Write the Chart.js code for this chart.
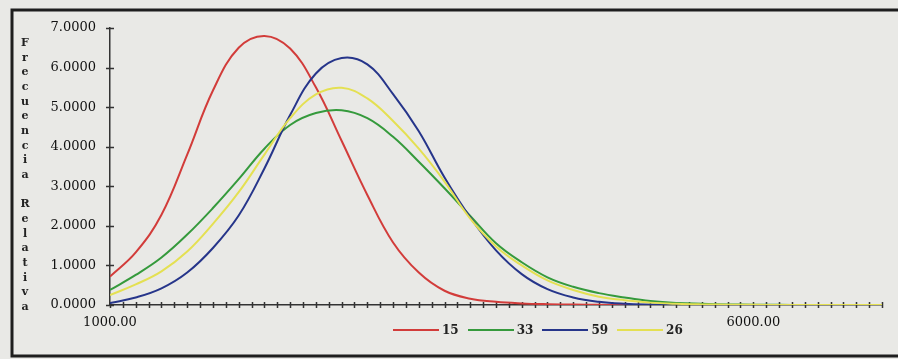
<!DOCTYPE html>
<html>
<head>
<meta charset="utf-8">
<script src="https://cdn.jsdelivr.net/npm/chart.js@4.4.1/dist/chart.umd.min.js"></script>
<style>
  html, body { margin: 0; padding: 0; background: #e9e9e6; }
  #wrap { position: relative; width: 898px; height: 359px; }
  #legend { position: absolute; left: 393px; top: 323px; display: flex; align-items: center;
            font: bold 12px "DejaVu Serif", serif; color: #222; }
  #legend .ln { display: inline-block; width: 46px; height: 2px; margin-right: 3px; }
  #legend .tx { margin-right: 9px; }
</style>
</head>
<body>
<div id="wrap">
  <canvas id="chart" width="898" height="359"></canvas>
  <div id="legend"></div>
</div>
<script>
// valores, cada 200 unidades
const xs = [1000, 1200, 1400, 1600, 1800, 2000, 2200, 2400, 2600, 2800, 3000,
            3200, 3400, 3600, 3800, 4000, 4200, 4400, 4600, 4800, 5000,
            5200, 5400, 5600, 5800, 6000, 6200, 6400, 6600, 6800, 7000];

const labels = ["15", "33", "59", "26"];

const s15 = [0.72, 1.33, 2.28, 3.80, 5.42, 6.50, 6.80, 6.48, 5.50, 4.15, 2.78,
             1.58, 0.82, 0.36, 0.16, 0.08, 0.04, 0.02, 0.01, 0.005, 0,
             0, 0, 0, 0, 0, 0, 0, 0, 0, 0];
const s33 = [0.38, 0.76, 1.20, 1.78, 2.45, 3.18, 3.95, 4.55, 4.85, 4.92, 4.72,
             4.25, 3.62, 2.95, 2.25, 1.56, 1.08, 0.70, 0.46, 0.30, 0.19,
             0.10, 0.05, 0.03, 0.015, 0.008, 0.004, 0, 0, 0, 0];
const s59 = [0.05, 0.19, 0.42, 0.82, 1.44, 2.26, 3.45, 4.80, 5.85, 6.24, 6.08,
             5.33, 4.39, 3.22, 2.21, 1.38, 0.78, 0.40, 0.19, 0.08, 0.03,
             0.01, 0, 0, 0, 0, 0, 0, 0, 0, 0];
const s26 = [0.25, 0.52, 0.85, 1.35, 2.05, 2.85, 3.80, 4.72, 5.32, 5.49, 5.22,
             4.65, 3.95, 3.12, 2.18, 1.48, 1.00, 0.62, 0.38, 0.21, 0.12,
             0.06, 0.03, 0.015, 0.008, 0.004, 0.002, 0, 0, 0, 0];

const yTickLabels = ["0.0000", "1.0000", "2.0000", "3.0000", "4.0000", "5.0000", "6.0000", "7.0000"];
const xTickLabels = { 1000: "1000.00", 6000: "6000.00" };
const yTitle = "Frecuencia Relativa";

const colors = ["#d23c3a", "#359a3c", "#26358a", "#e4e052"];
const series = [s15, s33, s59, s26];

const tickFont = { family: "DejaVu Serif", size: 13 };

// marco, marcas de los ejes que cruzan la linea y titulo vertical
const extras = {
  id: "extras",
  beforeDraw(chart) {
    const ctx = chart.ctx;
    ctx.save();
    ctx.fillStyle = "#e9e9e6";
    ctx.fillRect(0, 0, chart.width, chart.height);
    ctx.strokeStyle = "#1e1e1e";
    ctx.lineWidth = 3;
    ctx.beginPath();
    ctx.moveTo(905, 10);
    ctx.lineTo(12, 10);
    ctx.lineTo(12, 356);
    ctx.lineTo(905, 356);
    ctx.stroke();
    ctx.restore();
  },
  beforeDatasetsDraw(chart) {
    const { ctx, chartArea, scales: { x, y } } = chart;
    ctx.save();
    ctx.strokeStyle = "#333";
    ctx.lineWidth = 1.5;
    ctx.beginPath();
    x.ticks.forEach((t, i) => {
      const px = Math.round(x.getPixelForTick(i)) + 0.5;
      ctx.moveTo(px, chartArea.bottom - 3);
      ctx.lineTo(px, chartArea.bottom + 3);
    });
    y.ticks.forEach((t, i) => {
      const py = Math.round(y.getPixelForTick(i)) + 0.5;
      ctx.moveTo(chartArea.left - 4, py);
      ctx.lineTo(chartArea.left + 4, py);
    });
    ctx.stroke();

    // letras apiladas
    ctx.fillStyle = "#222";
    ctx.font = "bold 11px 'DejaVu Serif'";
    ctx.textAlign = "center";
    ctx.textBaseline = "middle";
    const chars = yTitle.split("");
    const top = chartArea.top + 15;
    const step = (chartArea.bottom + 2 - top) / (chars.length - 1);
    chars.forEach((c, i) => ctx.fillText(c, 25, top + i * step));
    ctx.restore();
  }
};

const chart = new Chart(document.getElementById("chart"), {
  type: "line",
  data: {
    datasets: series.map((s, k) => ({
      label: labels[k],
      data: s.map((v, i) => ({ x: xs[i], y: v })),
      borderColor: colors[k],
      backgroundColor: colors[k],
      borderWidth: 2,
      pointRadius: 0,
      tension: 0.4,
      order: series.length - k,
      fill: false
    }))
  },
  options: {
    responsive: false,
    devicePixelRatio: 1,
    animation: false,
    layout: { padding: { top: 28, right: 16, left: 0, bottom: 0 } },
    plugins: { legend: { display: false }, tooltip: { enabled: false } },
    scales: {
      x: {
        type: "linear",
        min: 1000,
        max: 7000,
        grid: { display: false, drawTicks: false },
        border: { color: "#333", width: 1.5 },
        ticks: {
          stepSize: 100,
          maxTicksLimit: 100,
          autoSkip: false,
          maxRotation: 0,
          minRotation: 0,
          padding: 10,
          font: tickFont,
          color: "#111",
          callback: (v) => xTickLabels[v] || ""
        },
        afterFit: (s) => { s.height = 54; }
      },
      y: {
        min: 0,
        max: 7,
        grid: { display: false, drawTicks: false },
        border: { color: "#333", width: 1.5 },
        ticks: {
          stepSize: 1,
          padding: 14,
          font: tickFont,
          color: "#111",
          callback: (v) => yTickLabels[v]
        },
        afterFit: (s) => { s.width = 110; }
      }
    }
  },
  plugins: [extras]
});

// leyenda
const legend = document.getElementById("legend");
chart.data.datasets.forEach((d) => {
  const ln = document.createElement("span");
  ln.className = "ln";
  ln.style.background = d.borderColor;
  const tx = document.createElement("span");
  tx.className = "tx";
  tx.textContent = d.label;
  legend.appendChild(ln);
  legend.appendChild(tx);
});
</script>
</body>
</html>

------

Restate the whole of the material word for word without the pictures.

Write the Chart.js code for this chart.
<!DOCTYPE html>
<html>
<head>
<meta charset="utf-8">
<script src="https://cdn.jsdelivr.net/npm/chart.js@4.4.1/dist/chart.umd.min.js"></script>
<style>
  html, body { margin: 0; padding: 0; background: #e9e9e6; }
  #wrap { position: relative; width: 898px; height: 359px; }
  #legend { position: absolute; left: 393px; top: 323px; display: flex; align-items: center;
            font: bold 12px "DejaVu Serif", serif; color: #222; }
  #legend .ln { display: inline-block; width: 46px; height: 2px; margin-right: 3px; }
  #legend .tx { margin-right: 9px; }
</style>
</head>
<body>
<div id="wrap">
  <canvas id="chart" width="898" height="359"></canvas>
  <div id="legend"></div>
</div>
<script>
// valores, cada 200 unidades
const xs = [1000, 1200, 1400, 1600, 1800, 2000, 2200, 2400, 2600, 2800, 3000,
            3200, 3400, 3600, 3800, 4000, 4200, 4400, 4600, 4800, 5000,
            5200, 5400, 5600, 5800, 6000, 6200, 6400, 6600, 6800, 7000];

const labels = ["15", "33", "59", "26"];

const s15 = [0.72, 1.33, 2.28, 3.80, 5.42, 6.50, 6.80, 6.48, 5.50, 4.15, 2.78,
             1.58, 0.82, 0.36, 0.16, 0.08, 0.04, 0.02, 0.01, 0.005, 0,
             0, 0, 0, 0, 0, 0, 0, 0, 0, 0];
const s33 = [0.38, 0.76, 1.20, 1.78, 2.45, 3.18, 3.95, 4.55, 4.85, 4.92, 4.72,
             4.25, 3.62, 2.95, 2.25, 1.56, 1.08, 0.70, 0.46, 0.30, 0.19,
             0.10, 0.05, 0.03, 0.015, 0.008, 0.004, 0, 0, 0, 0];
const s59 = [0.05, 0.19, 0.42, 0.82, 1.44, 2.26, 3.45, 4.80, 5.85, 6.24, 6.08,
             5.33, 4.39, 3.22, 2.21, 1.38, 0.78, 0.40, 0.19, 0.08, 0.03,
             0.01, 0, 0, 0, 0, 0, 0, 0, 0, 0];
const s26 = [0.25, 0.52, 0.85, 1.35, 2.05, 2.85, 3.80, 4.72, 5.32, 5.49, 5.22,
             4.65, 3.95, 3.12, 2.18, 1.48, 1.00, 0.62, 0.38, 0.21, 0.12,
             0.06, 0.03, 0.015, 0.008, 0.004, 0.002, 0, 0, 0, 0];

const yTickLabels = ["0.0000", "1.0000", "2.0000", "3.0000", "4.0000", "5.0000", "6.0000", "7.0000"];
const xTickLabels = { 1000: "1000.00", 6000: "6000.00" };
const yTitle = "Frecuencia Relativa";

const colors = ["#d23c3a", "#359a3c", "#26358a", "#e4e052"];
const series = [s15, s33, s59, s26];

const tickFont = { family: "DejaVu Serif", size: 13 };

// marco, marcas de los ejes que cruzan la linea y titulo vertical
const extras = {
  id: "extras",
  beforeDraw(chart) {
    const ctx = chart.ctx;
    ctx.save();
    ctx.fillStyle = "#e9e9e6";
    ctx.fillRect(0, 0, chart.width, chart.height);
    ctx.strokeStyle = "#1e1e1e";
    ctx.lineWidth = 3;
    ctx.beginPath();
    ctx.moveTo(905, 10);
    ctx.lineTo(12, 10);
    ctx.lineTo(12, 356);
    ctx.lineTo(905, 356);
    ctx.stroke();
    ctx.restore();
  },
  beforeDatasetsDraw(chart) {
    const { ctx, chartArea, scales: { x, y } } = chart;
    ctx.save();
    ctx.strokeStyle = "#333";
    ctx.lineWidth = 1.5;
    ctx.beginPath();
    x.ticks.forEach((t, i) => {
      const px = Math.round(x.getPixelForTick(i)) + 0.5;
      ctx.moveTo(px, chartArea.bottom - 3);
      ctx.lineTo(px, chartArea.bottom + 3);
    });
    y.ticks.forEach((t, i) => {
      const py = Math.round(y.getPixelForTick(i)) + 0.5;
      ctx.moveTo(chartArea.left - 4, py);
      ctx.lineTo(chartArea.left + 4, py);
    });
    ctx.stroke();

    // letras apiladas
    ctx.fillStyle = "#222";
    ctx.font = "bold 11px 'DejaVu Serif'";
    ctx.textAlign = "center";
    ctx.textBaseline = "middle";
    const chars = yTitle.split("");
    const top = chartArea.top + 15;
    const step = (chartArea.bottom + 2 - top) / (chars.length - 1);
    chars.forEach((c, i) => ctx.fillText(c, 25, top + i * step));
    ctx.restore();
  }
};

const chart = new Chart(document.getElementById("chart"), {
  type: "line",
  data: {
    datasets: series.map((s, k) => ({
      label: labels[k],
      data: s.map((v, i) => ({ x: xs[i], y: v })),
      borderColor: colors[k],
      backgroundColor: colors[k],
      borderWidth: 2,
      pointRadius: 0,
      tension: 0.4,
      order: series.length - k,
      fill: false
    }))
  },
  options: {
    responsive: false,
    devicePixelRatio: 1,
    animation: false,
    layout: { padding: { top: 28, right: 16, left: 0, bottom: 0 } },
    plugins: { legend: { display: false }, tooltip: { enabled: false } },
    scales: {
      x: {
        type: "linear",
        min: 1000,
        max: 7000,
        grid: { display: false, drawTicks: false },
        border: { color: "#333", width: 1.5 },
        ticks: {
          stepSize: 100,
          maxTicksLimit: 100,
          autoSkip: false,
          maxRotation: 0,
          minRotation: 0,
          padding: 10,
          font: tickFont,
          color: "#111",
          callback: (v) => xTickLabels[v] || ""
        },
        afterFit: (s) => { s.height = 54; }
      },
      y: {
        min: 0,
        max: 7,
        grid: { display: false, drawTicks: false },
        border: { color: "#333", width: 1.5 },
        ticks: {
          stepSize: 1,
          padding: 14,
          font: tickFont,
          color: "#111",
          callback: (v) => yTickLabels[v]
        },
        afterFit: (s) => { s.width = 110; }
      }
    }
  },
  plugins: [extras]
});

// leyenda
const legend = document.getElementById("legend");
chart.data.datasets.forEach((d) => {
  const ln = document.createElement("span");
  ln.className = "ln";
  ln.style.background = d.borderColor;
  const tx = document.createElement("span");
  tx.className = "tx";
  tx.textContent = d.label;
  legend.appendChild(ln);
  legend.appendChild(tx);
});
</script>
</body>
</html>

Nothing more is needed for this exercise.